Bivariate Visualization(s)

#First boxplot (with unfiltered data)
ggplot(AB_NYC_2019, aes(neighbourhood_group, price))+
  geom_boxplot()

#Second boxplot (with filtered data)
ggplot(AB_NYC_2019_filter, aes(neighbourhood_group, price))+
  geom_boxplot()+
  labs(title="Cost of NYC Airbnbs by Neighborhood (2019)", x= "Neighborhood", y="Price ($)", caption="*Histogram excludes prices equal to $0 and greater than $1,000")

#Violin plot with filtered data
ggplot(AB_NYC_2019_filter, aes(room_type, price))+geom_violin()+
  labs(title="NYC Airbnb Price Based on Room Type (2019)*", x= "Room Type", y= "Price ($)", caption= "*Excludes listings where price is equal to $0 or greater than $1,000")

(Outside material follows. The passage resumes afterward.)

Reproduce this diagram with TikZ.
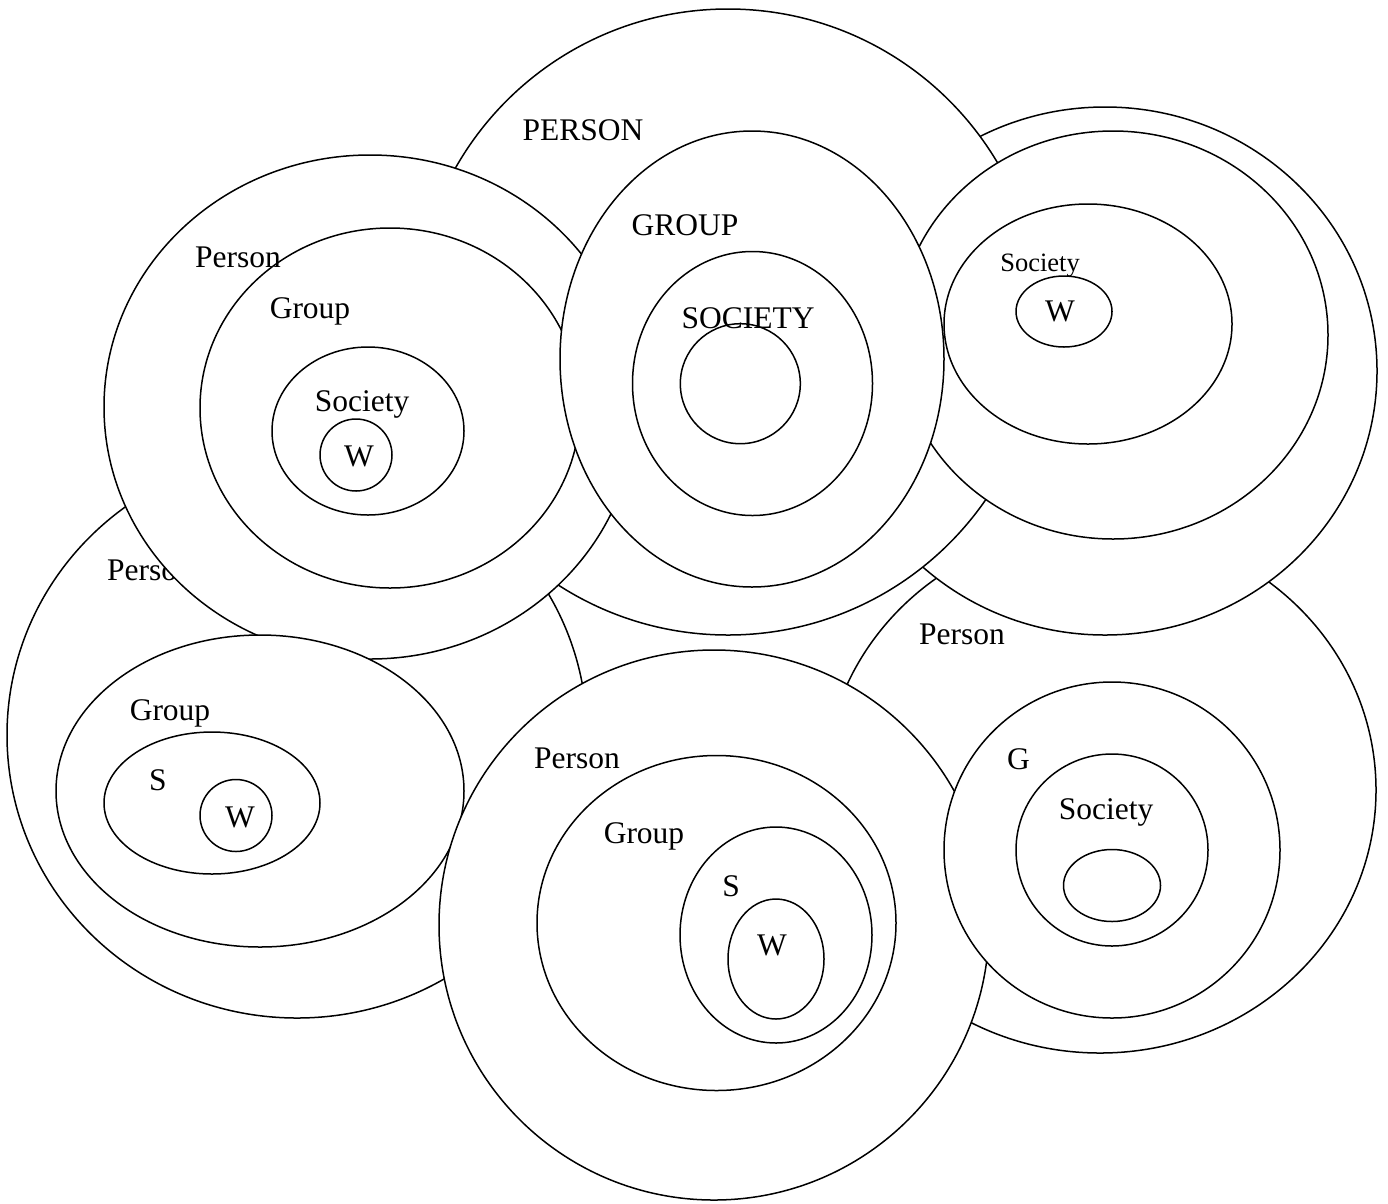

#First boxplot: Ignore this. Shows boxpplot distribution without filter. Not helpful. #Second boxplot: Gives us a better visual of the average price of Airbnbs by neighborhood. Brooklyn and Manhattan appear to have the most expensive Airbnbs including some costing 1000 or more. Bronx, Queens, and Staten Island Airbnbs don’t get quite as expensive. #Violin Plot Entire home/apt is on average most expensive (makes sense) but there is a lot of variability in the average. Interestingly, according to the chart, private rooms can cost 1000 dollars or more! I wonder what you get for that money. Shared rooms appear to have the lowest average price (also makes sense) and there seems to be a smaller IQR around the mean (if I am using that terminology correctly).